A recente presença de centenas de empresários japoneses no Brasil comprova seus interesses em projetos na área social, educacional e de saúde, onde o Brasil tem se tornado líder, sem falar no setor de agronegócios, especialmente em agricultura tropical e energia da biomassa, com o reconhecimento da Embrapa como referência internacional.

No Brasil, os produtores agrícolas produzem o que, quando, e quanto querem, e só vão à procura de compradores no exterior após terem atendido plenamente a demanda interna. No comércio bilateral Brasil e Japão, os dez primeiros produtos são todos primários, isto é, matéria-prima, dos quais sete são do setor de agronegócio e os outros três minério de ferro, celulose e ferro nióbio. É preciso urgentemente agregar valor a esses produtos, pois na importação predominam produtos industrializados.

Após a realização do simpósio em Tóquio, mencionado no início deste texto, os setores acadêmico e empresarial de ambos os países, já com a sensação da proximidade da crise econômica internacional, iniciaram debates sobre a utilidade de operacionalizar o sentido de complementaridade existente entre o Brasil e o Japão.
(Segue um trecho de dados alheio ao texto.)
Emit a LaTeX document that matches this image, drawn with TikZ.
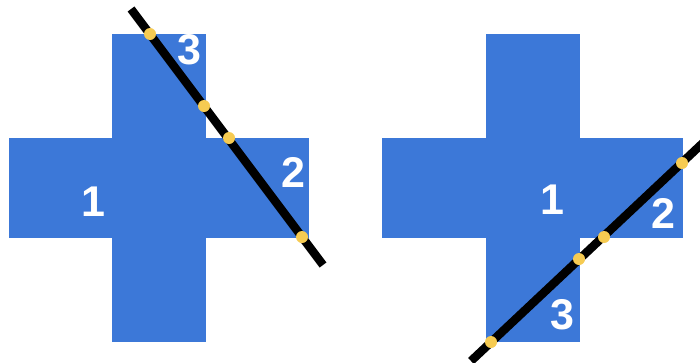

O Brasil tem consciência da necessidade de agregar valor aos seus produtos de exportação para o Japão, Coreia do Sul, Taiwan e China e a de atender imediatamente as exigências desses mercados, conforme as especificações exigidas pelo consumidor final.

Como sabem muito bem os empresários brasileiros e japoneses, a única coisa barata no Japão é o capital, cuja remuneração anual não chega a 0,1% ao ano, e a coisa mais cara no Brasil é o mesmo capital. Portanto, por que não formular uma parceria de interesses comuns, com custos razoáveis, financiamentos de longo prazo com compromisso de pagamento com garantia de fornecimento de produtos a médio e longo prazos com securitização das suas exportações? Fornecimento de tecnologia e atendimento das exigências sanitárias dos produtos?

Neste cenário, ainda faltam iniciativas de empresários brasileiros, cujas respectivas associações setoriais, até mesmo as cooperativas de produtores, ainda não têm sensibilidade sobre a realidade do mercado japonês e de seus consumidores; e que ainda estão muito distante do conhecimento dos americanos e dos chineses que já atuam diretamente naquele país.

Dezenas de projetos estão sendo negociados pelos empresários japoneses que têm procurado o Brasil, alguns já em execução, com seus investimentos diretos ou em parceria com empresários brasileiros. Mas tendo em vista a falta de entidades que possam coordenar essas iniciativas, as conclusões têm sido demoradas. Recentemente, o presidente da Sociedade Brasileira de Cultura Japonesa propôs a instituição de uma comissão empresarial para ajudar na implementação desses projetos.